AIM OF THE TASK:
Starting at the top of the listing, extract every line up to and including the one with "(out) at (5.48,0.43);". Pictures stay out of the copy.

══════════

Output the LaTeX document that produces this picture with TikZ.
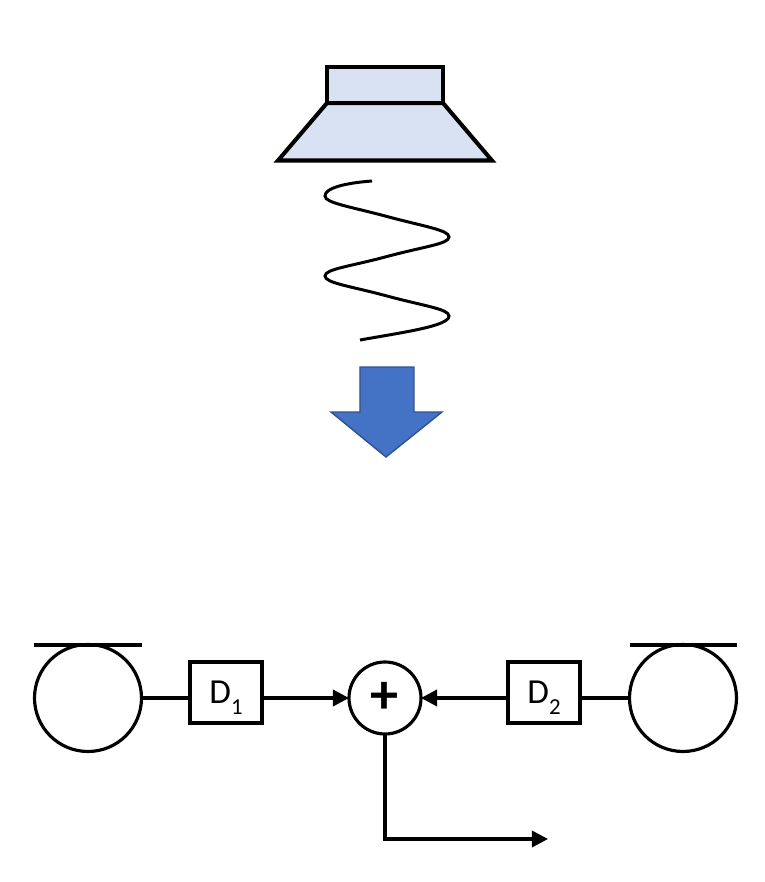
\documentclass[tikz,border=0pt]{standalone}
\usepackage{fontspec}
\setmainfont{Carlito}
\usetikzlibrary{arrows.meta}
\tikzstyle{body}=[line width=1.15pt,draw=black,fill=speaker,line join=miter]
\tikzstyle{wheel}=[shape=circle,minimum size=10.7mm,inner sep=0,outer sep=0,line width=.9pt,draw]
\tikzstyle{summer}=[shape=circle,minimum size=7.2mm,inner sep=0,outer sep=0,line width=.9pt,draw,font=\fontsize{16}{16}\selectfont\bfseries]
\tikzstyle{delay} = [rectangle, minimum width=.72cm, minimum height=.61cm, inner sep=0, outer sep=0, text centered, line width=.9pt, draw=black, font=\fontsize{10}{11}\selectfont]
\tikzstyle{link} = [line width=1pt]
\tikzstyle{flow} = [line width=1pt,-{Triangle[length=4.6pt,width=4.6pt]}]
\definecolor{speaker}{HTML}{D9E2F3}
\definecolor{bluearrow}{HTML}{4472C4}
\definecolor{blueedge}{HTML}{2F528F}
\newcommand{\dsub}[1]{\smash{\raisebox{-.65ex}{\fontsize{6.5}{7}\selectfont #1}}}
\begin{document}
\begin{tikzpicture}
\useasboundingbox (0,0) rectangle (7.65,8.82);

\draw[body](3.27,7.79)--(4.43,7.79)--(4.92,7.215)--(2.78,7.215)--cycle;
\draw[body](3.27,8.15) rectangle (4.43,7.79);
\draw[line width=.85pt](3.72,7.01) .. controls (3.45,6.99) and (3.25,6.94) .. (3.25,6.86)
	.. controls (3.25,6.79) and (3.50,6.755) .. (3.87,6.655)
	.. controls (4.24,6.555) and (4.49,6.52) .. (4.49,6.45)
	.. controls (4.49,6.38) and (4.24,6.355) .. (3.87,6.255)
	.. controls (3.50,6.155) and (3.25,6.13) .. (3.25,6.06)
	.. controls (3.25,5.99) and (3.50,5.96) .. (3.87,5.86)
	.. controls (4.24,5.76) and (4.49,5.73) .. (4.49,5.66)
	.. controls (4.49,5.56) and (4.05,5.50) .. (3.60,5.42);
\draw[blueedge,fill=bluearrow,line width=.4pt](3.60,5.15)--(3.60,4.70)--(3.31,4.70)--(3.86,4.25)--(4.42,4.70)--(4.14,4.70)--(4.14,5.15)--cycle;

\draw (0.88,1.84)node[wheel](wheel1){};
\draw (6.83,1.84)node[wheel](wheel2){};
\draw (2.26,1.895)node[delay](d1){D\dsub{1}};
\draw (5.44,1.895)node[delay](d2){D\dsub{2}};
\draw (3.85,1.84)node[summer](sum){+};
\coordinate (out) at (5.48,0.43);

\draw[link] (0.34,2.37)--(1.42,2.37);
\draw[link] (6.30,2.37)--(7.37,2.37);
\draw[link] (wheel1)--(wheel1 -| d1.west);
\draw[link] (wheel2)--(wheel2 -| d2.east);
\draw[flow] (wheel1 -| d1.east)--(sum);
\draw[flow] (wheel2 -| d2.west)--(sum);
\draw[flow] (sum.south)|-(out);
\end{tikzpicture}
\end{document}
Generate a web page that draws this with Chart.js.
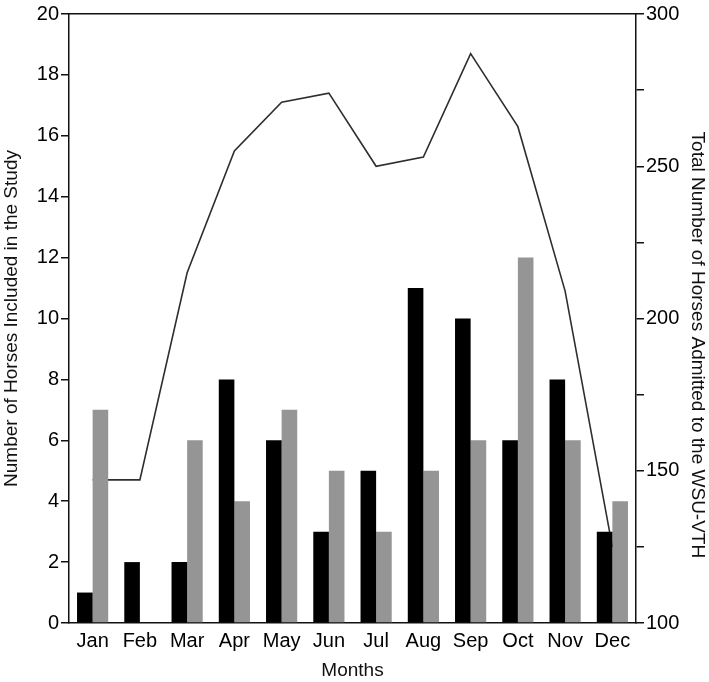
<!DOCTYPE html>
<html>
<head>
<meta charset="utf-8">
<script src="https://cdn.jsdelivr.net/npm/chart.js@4/dist/chart.umd.min.js"></script>
<style>
  body { margin: 0; background: #fff; }
  #wrap { width: 709px; height: 682px; }
</style>
</head>
<body>
<div id="wrap"><canvas id="grafico"></canvas></div>
<script>
// datos
const meses = ['Jan', 'Feb', 'Mar', 'Apr', 'May', 'Jun', 'Jul', 'Aug', 'Sep', 'Oct', 'Nov', 'Dec'];
const serieNegra = [1, 2, 2, 8, 6, 3, 5, 11, 10, 6, 8, 3];
const serieGris = [7, 0, 6, 4, 7, 5, 3, 5, 6, 12, 6, 4];
const totalAdmitidos = [147, 147, 215, 255, 271, 274, 250, 253, 287, 263, 209, 125];

const fuenteTicks = { family: "'Liberation Sans', Arial, sans-serif", size: 20 };
const fuenteTitulo = { family: "'Liberation Sans', Arial, sans-serif", size: 19 };

Chart.defaults.color = '#000';

const config = {
	type: 'bar',
	data: {
		labels: meses,
		datasets: [
			{ label: 'Study A', data: serieNegra, backgroundColor: '#000000', order: 1 },
			{ label: 'Study B', data: serieGris, backgroundColor: '#959595', order: 1 },
			{
				type: 'line', label: 'Admitted', data: totalAdmitidos, yAxisID: 'y1',
				borderColor: '#2e2e2e', borderWidth: 1.6, pointRadius: 0, tension: 0,
				fill: false, order: 2 // se dibuja detras de las barras
			}
		]
	},
	options: {
		responsive: true,
		maintainAspectRatio: false,
		animation: false,
		layout: { padding: 0 },
		plugins: { legend: { display: false }, tooltip: { enabled: false } },
		datasets: { bar: { barPercentage: 1, categoryPercentage: 0.66 } },
		scales: {
			x: {
				position: 'bottom',
				grid: { display: false, drawTicks: false },
				border: { display: true, color: '#111', width: 1.5 },
				ticks: { font: fuenteTicks, padding: 6, color: '#000', maxRotation: 0, autoSkip: false },
				title: { display: true, text: 'Months', font: fuenteTitulo, padding: 0, color: '#111' },
				afterFit: s => { s.height = 59; }
			},
			x2: {
				position: 'top',
				grid: { display: false, drawTicks: false },
				border: { display: true, color: '#111', width: 1.5 },
				ticks: { display: false },
				afterFit: s => { s.height = 13; }
			},
			y: {
				position: 'left',
				min: 0, max: 20,
				ticks: { stepSize: 2, font: fuenteTicks, padding: 2, color: '#000' },
				grid: { display: true, drawOnChartArea: false, tickLength: 8, color: '#111', lineWidth: 1.5 },
				border: { display: true, color: '#111', width: 1.5 },
				title: { display: true, text: 'Number of Horses Included in the Study', font: fuenteTitulo, padding: 0, color: '#111' },
				afterFit: s => { s.width = 69; }
			},
			y1: {
				position: 'right',
				min: 100, max: 300,
				ticks: {
					stepSize: 25, font: fuenteTicks, padding: 2, color: '#000',
					callback: v => (v % 50 === 0 ? v : '')
				},
				grid: { display: true, drawOnChartArea: false, tickLength: 8, color: '#111', lineWidth: 1.5 },
				border: { display: true, color: '#111', width: 1.5 },
				// espacios al inicio para bajar un poco el titulo como en el original
				title: { display: true, text: '          Total Number of Horses Admitted to the WSU-VTH', font: fuenteTitulo, padding: 0, color: '#111' },
				afterFit: s => { s.width = 73; }
			}
		}
	}
};

new Chart(document.querySelector('#grafico'), config);
</script>
</body>
</html>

══════════

TASK ANSWER:
Output the LaTeX document that produces this picture with TikZ.
\documentclass[tikz,border=0pt]{standalone}
\usepackage{fontspec}
\setmainfont{Carlito}
\usetikzlibrary{arrows.meta}
\tikzstyle{body}=[line width=1.15pt,draw=black,fill=speaker,line join=miter]
\tikzstyle{wheel}=[shape=circle,minimum size=10.7mm,inner sep=0,outer sep=0,line width=.9pt,draw]
\tikzstyle{summer}=[shape=circle,minimum size=7.2mm,inner sep=0,outer sep=0,line width=.9pt,draw,font=\fontsize{16}{16}\selectfont\bfseries]
\tikzstyle{delay} = [rectangle, minimum width=.72cm, minimum height=.61cm, inner sep=0, outer sep=0, text centered, line width=.9pt, draw=black, font=\fontsize{10}{11}\selectfont]
\tikzstyle{link} = [line width=1pt]
\tikzstyle{flow} = [line width=1pt,-{Triangle[length=4.6pt,width=4.6pt]}]
\definecolor{speaker}{HTML}{D9E2F3}
\definecolor{bluearrow}{HTML}{4472C4}
\definecolor{blueedge}{HTML}{2F528F}
\newcommand{\dsub}[1]{\smash{\raisebox{-.65ex}{\fontsize{6.5}{7}\selectfont #1}}}
\begin{document}
\begin{tikzpicture}
\useasboundingbox (0,0) rectangle (7.65,8.82);

\draw[body](3.27,7.79)--(4.43,7.79)--(4.92,7.215)--(2.78,7.215)--cycle;
\draw[body](3.27,8.15) rectangle (4.43,7.79);
\draw[line width=.85pt](3.72,7.01) .. controls (3.45,6.99) and (3.25,6.94) .. (3.25,6.86)
	.. controls (3.25,6.79) and (3.50,6.755) .. (3.87,6.655)
	.. controls (4.24,6.555) and (4.49,6.52) .. (4.49,6.45)
	.. controls (4.49,6.38) and (4.24,6.355) .. (3.87,6.255)
	.. controls (3.50,6.155) and (3.25,6.13) .. (3.25,6.06)
	.. controls (3.25,5.99) and (3.50,5.96) .. (3.87,5.86)
	.. controls (4.24,5.76) and (4.49,5.73) .. (4.49,5.66)
	.. controls (4.49,5.56) and (4.05,5.50) .. (3.60,5.42);
\draw[blueedge,fill=bluearrow,line width=.4pt](3.60,5.15)--(3.60,4.70)--(3.31,4.70)--(3.86,4.25)--(4.42,4.70)--(4.14,4.70)--(4.14,5.15)--cycle;

\draw (0.88,1.84)node[wheel](wheel1){};
\draw (6.83,1.84)node[wheel](wheel2){};
\draw (2.26,1.895)node[delay](d1){D\dsub{1}};
\draw (5.44,1.895)node[delay](d2){D\dsub{2}};
\draw (3.85,1.84)node[summer](sum){+};
\coordinate (out) at (5.48,0.43);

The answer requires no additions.